Deux millions de Québécois attaquent l'industrie du tabac
Près de deux millions de fumeurs et ex-fumeurs canadiens réclament aux industriels canadiens du tabac quelque 27 milliards de dollars canadiens (autant de dollars américains) de dommages et intérêts, lors d'un procès en nom collectif qui vient de s’ouvrir à Montréal.
La procédure est en cours depuis 13 ans. Les plaignants accusent les fabricants d'avoir caché des conclusions d'études qui faisaient le lien entre cancer et cigarette. Avec 25 milliards de dollars, il s'agit plus gros montant de dommages et intérêts jamais réclamé de l'histoire du pays. Et le nombre de plaignants est lui aussi impressionnant : deux millions de fumeurs et d'ex-fumeurs québécois.
L'audience a commencé par la charge d'un des avocats qui a dénoncé la "duplicité" des cigarettiers. Maître Bruce Johnston a présenté devant la Cour supérieure du Québec la cause de ses clients sous forme de plusieurs questions, reprochant aux trois principaux fabricants de tabac d'avoir sciemment mis sur le marché des "produits nocifs" et d'en avoir caché ou "banalisé" les risques aux consommateurs.
Ce procès fleuve, le premier de cette ampleur au Canada, oppose les trois principaux fabricants de tabac canadiens (Imperial Tobacco Canada, filiale de BAT, JTI-Macdonald et Rothmans Benson & Hedges, RBH) aux avocats présentant deux recours collectifs québécois distincts.
2 millions de plaignants
Le premier recours collectif regroupe 90 000 fumeurs et ex-fumeurs québécois victimes de cancers du poumon, de la gorge, du larynx ou d'emphysème qui réclament 105 000 dollars (plus de 80.000 euros) par personne. Le second réunit 1,8 million de fumeurs qui demandent, eux, 10 000 dollars par personne.
Me Johnston a mis en cause les "stratégies de marketing" des cigarettiers "véhiculant de fausses informations" sur les produits, les accusant de "ne pas avoir utilisé les parties du tabac comportant un taux de nicotine tellement bas qu'elles auraient pour effet de mettre fin à la dépendance d'une bonne partie de fumeurs".
L'avocat a demandé au juge de voir si les industriels du tabac avaient "conspiré pour maintenir un front commun visant à empêcher que les utilisateurs de leurs produits ne soient informés des dangers inhérents à leur consommation".
Intervenant à son tour au nom des victimes de maladies liées au tabac, Me André Lespérance a dénoncé notamment ce qu'il considère comme la rétention, voire la destruction d'informations scientifiques sur les effets du tabac.

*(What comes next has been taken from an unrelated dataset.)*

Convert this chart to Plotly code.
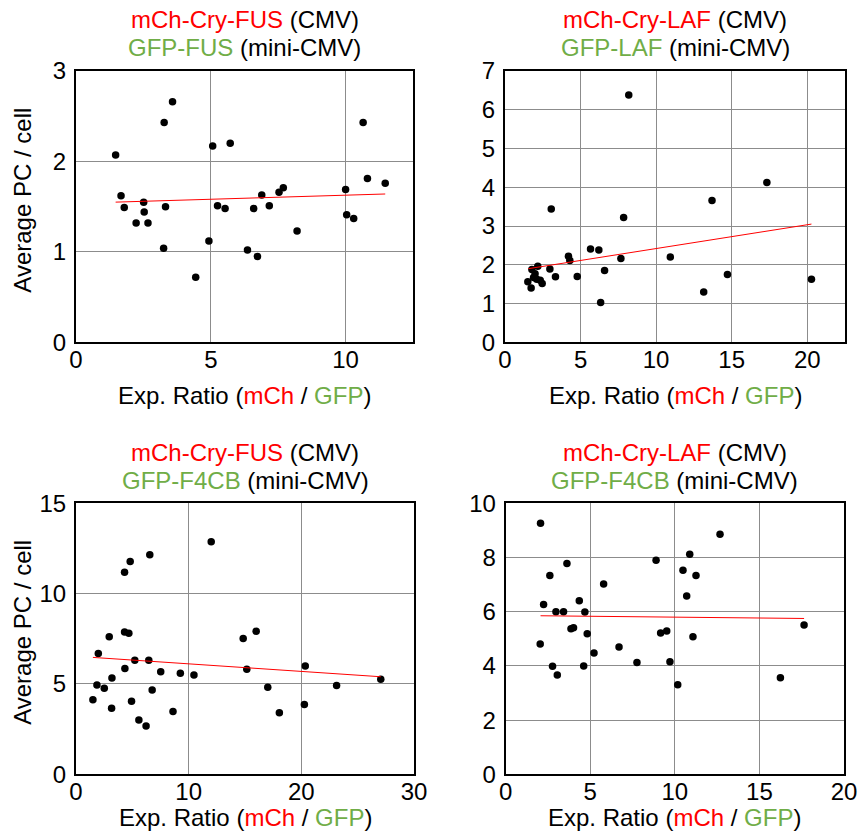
import plotly.graph_objects as go

# ---------------- data ----------------
# Panel A: mCh-Cry-FUS (CMV) / GFP-FUS (mini-CMV)
a_x = [1.47, 1.67, 1.79, 2.23, 2.51, 2.53, 2.67, 3.25, 3.27, 3.32, 3.58, 4.44, 4.93, 5.07,
       5.25, 5.53, 5.72, 6.36, 6.59, 6.73, 6.89, 7.17, 7.53, 7.69, 8.20, 10.00, 10.04, 10.30,
       10.65, 10.81, 11.47]
a_y = [2.07, 1.62, 1.49, 1.32, 1.55, 1.44, 1.32, 1.04, 2.43, 1.50, 2.66, 0.72, 1.12, 2.17,
       1.51, 1.48, 2.20, 1.02, 1.48, 0.95, 1.63, 1.51, 1.66, 1.71, 1.23, 1.69, 1.41, 1.37,
       2.43, 1.81, 1.76]
a_fit_x = [1.47, 11.47]
a_fit_y = [1.55, 1.64]

# Panel B: mCh-Cry-LAF (CMV) / GFP-LAF (mini-CMV)
b_x = [8.19, 3.06, 7.85, 13.70, 17.33, 5.66, 6.21, 4.20, 4.29, 7.67, 10.94, 6.59, 4.78,
       3.34, 2.97, 2.17, 1.78, 1.99, 1.89, 1.51, 1.73, 2.33, 2.46, 2.10, 13.15, 14.72,
       20.28, 6.33]
b_y = [6.38, 3.44, 3.22, 3.66, 4.12, 2.41, 2.38, 2.22, 2.11, 2.16, 2.20, 1.85, 1.70,
       1.69, 1.89, 1.96, 1.88, 1.77, 1.67, 1.56, 1.40, 1.60, 1.52, 1.63, 1.30, 1.75,
       1.63, 1.03]
b_fit_x = [1.55, 20.28]
b_fit_y = [1.90, 3.05]

# Panel C: mCh-Cry-FUS (CMV) / GFP-F4CB (mini-CMV)
c_x = [12.0, 6.55, 4.81, 4.31, 4.31, 4.69, 2.95, 15.99, 14.84, 1.98, 5.22, 6.46, 4.34,
       7.52, 9.26, 10.47, 15.16, 20.35, 3.19, 27.05, 1.86, 2.51, 17.02, 23.13, 6.76,
       1.50, 4.93, 3.16, 8.61, 18.05, 20.27, 5.58, 6.22]
c_y = [12.87, 12.15, 11.78, 11.18, 7.87, 7.81, 7.61, 7.92, 7.52, 6.69, 6.31, 6.31, 5.86,
       5.68, 5.59, 5.50, 5.81, 5.99, 5.33, 5.26, 4.94, 4.76, 4.82, 4.91, 4.67, 4.12,
       4.04, 3.66, 3.47, 3.40, 3.86, 3.01, 2.67]
c_fit_x = [1.50, 27.05]
c_fit_y = [6.47, 5.40]

# Panel D: mCh-Cry-LAF (CMV) / GFP-F4CB (mini-CMV)
d_x = [2.06, 12.67, 10.88, 8.89, 3.62, 10.48, 2.61, 11.25, 5.79, 10.70, 2.24, 4.35, 2.97,
       3.42, 4.68, 17.64, 3.86, 4.01, 4.82, 9.16, 9.52, 11.07, 2.04, 6.70, 5.22, 7.76,
       9.71, 2.77, 4.61, 3.05, 10.17, 16.24]
d_y = [9.26, 8.86, 8.12, 7.90, 7.78, 7.53, 7.34, 7.34, 7.02, 6.58, 6.27, 6.40, 6.00,
       6.00, 5.99, 5.51, 5.37, 5.41, 5.19, 5.21, 5.29, 5.08, 4.81, 4.70, 4.48, 4.13,
       4.15, 3.99, 4.00, 3.66, 3.30, 3.56]
d_fit_x = [2.06, 17.64]
d_fit_y = [5.85, 5.75]

titles_top = ["mCh-Cry-FUS", "mCh-Cry-LAF", "mCh-Cry-FUS", "mCh-Cry-LAF"]
titles_bottom = ["GFP-FUS", "GFP-LAF", "GFP-F4CB", "GFP-F4CB"]
x_ranges = [[0, 12.5], [0, 22.5], [0, 30], [0, 20]]
x_dticks = [5, 5, 10, 5]
y_ranges = [[0, 3], [0, 7], [0, 15], [0, 10]]
y_dticks = [1, 1, 5, 2]

# ---------------- layout geometry ----------------
W, H = 860, 837
RED = "#ff0000"
GREEN = "#70ad47"
FONT = "Liberation Sans, Arial, sans-serif"
FS = 24

def px_x(v):
    return v / W

def px_y(v):
    return 1 - v / H

panels = [
    dict(x=(76, 413), y=(71, 342.3)),
    dict(x=(505, 845), y=(71, 342.3)),
    dict(x=(76, 414), y=(503.3, 774.3)),
    dict(x=(505.7, 844), y=(503.3, 774.3)),
]

data = [(a_x, a_y, a_fit_x, a_fit_y), (b_x, b_y, b_fit_x, b_fit_y),
        (c_x, c_y, c_fit_x, c_fit_y), (d_x, d_y, d_fit_x, d_fit_y)]

fig = go.Figure()
layout = dict(
    template="none",
    width=W, height=H,
    margin=dict(l=0, r=0, t=0, b=0, pad=0, autoexpand=False),
    paper_bgcolor="white", plot_bgcolor="white",
    showlegend=False,
    font=dict(family=FONT, size=FS, color="black"),
)
annotations = []

for i, (p, (xs, ys, fx, fy)) in enumerate(zip(panels, data)):
    n = "" if i == 0 else str(i + 1)
    xa, ya = "x" + n, "y" + n
    fig.add_trace(go.Scatter(x=xs, y=ys, mode="markers", xaxis=xa, yaxis=ya,
                             marker=dict(color="black", size=7.5, line=dict(width=0)),
                             cliponaxis=False))
    fig.add_trace(go.Scatter(x=fx, y=fy, mode="lines", xaxis=xa, yaxis=ya,
                             line=dict(color=RED, width=1)))
    common = dict(showgrid=True, gridcolor="#8c8c8c", gridwidth=1,
                  showline=True, linecolor="black", linewidth=2, mirror=True,
                  zeroline=False, automargin=False,
                  tickfont=dict(family=FONT, size=FS, color="black"),
                  fixedrange=True)
    layout["xaxis" + n] = dict(common, domain=[px_x(p["x"][0]), px_x(p["x"][1])],
                               anchor=ya, range=x_ranges[i], dtick=x_dticks[i], tick0=0,
                               ticks="", ticklabelstandoff=-5)
    layout["yaxis" + n] = dict(common, domain=[px_y(p["y"][1]), px_y(p["y"][0])],
                               anchor=xa, range=y_ranges[i], dtick=y_dticks[i], tick0=0,
                               ticks="outside", ticklen=3, tickcolor="rgba(0,0,0,0)")

    cx = (p["x"][0] + p["x"][1]) / 2
    top = p["y"][0]
    bot = p["y"][1]
    annotations.append(dict(
        text=f"<span style='color:{RED}'>{titles_top[i]}</span> (CMV)",
        x=px_x(cx), y=px_y(top - 51), xref="paper", yref="paper",
        xanchor="center", yanchor="middle", showarrow=False,
        font=dict(family=FONT, size=FS, color="black")))
    annotations.append(dict(
        text=f"<span style='color:{GREEN}'>{titles_bottom[i]}</span> (mini-CMV)",
        x=px_x(cx), y=px_y(top - 23), xref="paper", yref="paper",
        xanchor="center", yanchor="middle", showarrow=False,
        font=dict(family=FONT, size=FS, color="black")))
    xt_y = 395 if i < 2 else 817
    annotations.append(dict(
        text=f"Exp. Ratio (<span style='color:{RED}'>mCh</span> / "
             f"<span style='color:{GREEN}'>GFP</span>)",
        x=px_x(cx), y=px_y(xt_y), xref="paper", yref="paper",
        xanchor="center", yanchor="middle", showarrow=False,
        font=dict(family=FONT, size=FS, color="black")))
    if i in (0, 2):
        annotations.append(dict(
            text="Average PC / cell", textangle=-90,
            x=px_x(23), y=px_y((top + bot) / 2 - 6), xref="paper", yref="paper",
            xanchor="center", yanchor="middle", showarrow=False,
            font=dict(family=FONT, size=FS, color="black")))

layout["annotations"] = annotations
fig.update_layout(**layout)
fig.write_html(
    "out.html",
    config={"displayModeBar": False},
    post_script="document.body.style.margin='0';document.body.style.overflow='hidden';",
)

Fumer : un choix et une responsabilité
Toute cette rafale d'accusations n'a pas beaucoup impressionné Me Deborah Glendinning, juriste travaillant pour Imperial Tobacco Canada. "Les plaignants n'auront aucune preuve à présenter que mes clients ont fait quelque chose de mauvais", a-t-elle déclaré pendant une pause. "Fumer est un choix que les gens font pour de multiples raisons et ils doivent en assumer la responsabilité", a ajouté l'avocate. Sur la même longueur d'onde, Chris Kodderman, directeur chez RBH, a relevé que "les effets du tabagisme étaient connus de tous depuis des décennies".

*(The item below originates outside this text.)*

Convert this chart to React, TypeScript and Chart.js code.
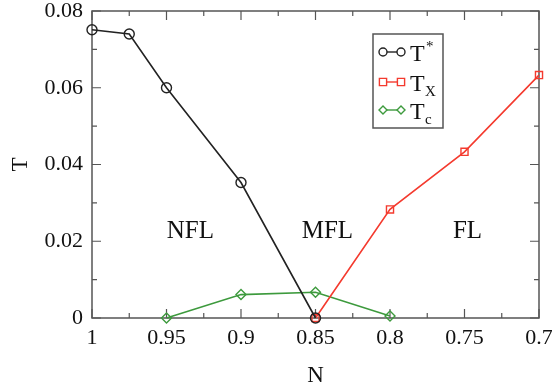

Ce n'est pas l'avis de Cécilia Létourneau, plaignante et porte-parole des fumeurs victimes de la dépendance au tabac. "Quand j'ai commencé à fumer, dit-elle à la presse, c'était à l'époque où les publicités à la télévision étaient importantes. Et on voyait la femme épanouie fumer, c'était être à la mode (...), être une femme qui s'assumait." Or, ajoute-t-elle, "j'étais en réalité programmée par une industrie qui me rendait captive du produit".
"Je fume toujours", a-t-elle déclaré en marge du procès, souhaitant que le tribunal reconnaisse que "la nicotine cause une dépendance qui peut conduire à la mort".